Rizzo did little more than grimace and walk to first base, as though hit-by-pitch No. 82 of his career was no different than Nos. 1 through 81.

It’s a nonstarter to ask Rizzo to describe how it felt.

‘‘It’s fine; no issue,’’ he said a day after the incident, as though the swelling and bruising on his arm were like a temporary tattoo a child gets at a carnival.

Jason Heyward, Addison Russell, Kris Bryant, Ben Zobrist, Jon Jay — all have missed time, with an assortment of ailments, since Rizzo was hit by Chapman. But Rizzo was in the lineup for both games of a doubleheader the next time the Cubs took the field. He’s only 3-for-20 since being hit — probably not a coincidence — but at least he’s playing at a time when his struggling team needs all hands on deck.

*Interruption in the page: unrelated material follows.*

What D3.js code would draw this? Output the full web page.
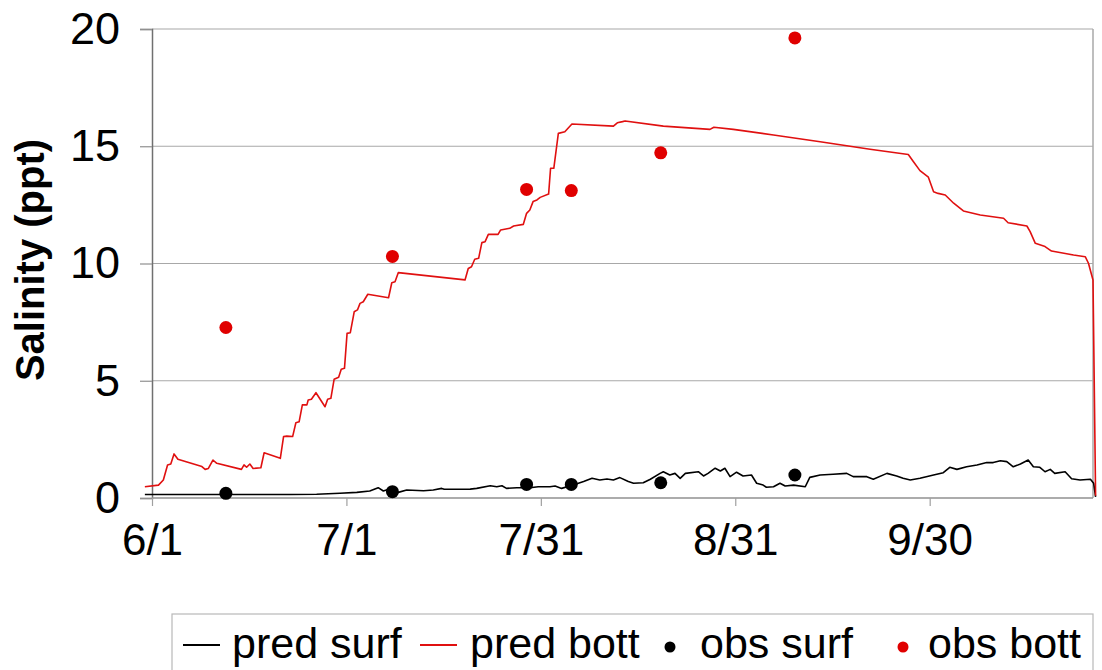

‘‘He’s a gamer,’’ Zobrist said. ‘‘He’s a guy that’s tough. He’s not going to make any excuses — ever. That’s why he’s the franchise guy here. He’s Anthony Rizzo. He’s a stud.’’

Rizzo isn’t going to elaborate in any detail about the pain he dealt with two Sundays ago or about how his arm has felt since. But that doesn’t mean his teammates won’t do it for him, even if it involves some guesswork.

‘‘Oh, God, it had to hurt a ton,’’ right-hander Kyle Hendricks said. ‘‘I’m sure he’s still feeling it big time. He won’t tell you that; he won’t even tell us that. But getting hit in that kind of spot, right on the wrist like that, 100 miles an hour? I can’t even fathom it.’’

Willson Contreras still remembers the pain he occasionally felt last season just from catching Chapman, who was the Cubs’ closer.

‘‘If I couldn’t catch the ball in the net of the glove, it would hurt my hand so bad,’’ he said. ‘‘But 100 miles an hour in the arm? Oh, my God, it would hurt. It would hurt like crazy. It hurts just to think about it. But that’s why Rizzo is the leader of this team.’’

If anything, taking that HBP and living to tell about it seems to have upped Rizzo’s street cred among his fellow Cubs.

‘‘He took it like a man,’’ Russell said. ‘‘That just tells you the type of player that he is. He’s a dog. He’s the man.’’

And maybe a bit of a maniac? Most players wouldn’t dare stand where Rizzo does at the plate. He practically begs to be drilled by the baseball. We’ve seen this for so long now, it has become just another routine thing. Yet it doesn’t get any less dangerous.

‘‘And it’s not just where he stands; it’s also what he does when the ball is coming in at him,’’ Zobrist said. ‘‘A lot of us, when the ball comes at us, we jump out of the way. He just stays right in there and — this is the part that’s amazing to me — he doesn’t even move his feet.

‘‘Maybe that’s why we take it for granted that, when he gets hit, he’s going to walk down to first base and stay in the game, stay in the lineup. We probably shouldn’t just assume that because it isn’t really fair. But we do.’’

By now, we all do. In his career, Rizzo has been hit by a pitch in .025 percent of his plate appearances. That’s once per 40. The Cubs open a 10-game homestand Tuesday. The math says Rizzo has another HBP coming his way at Wrigley Field.

At least he knows it almost certainly won’t be as bad as the last one.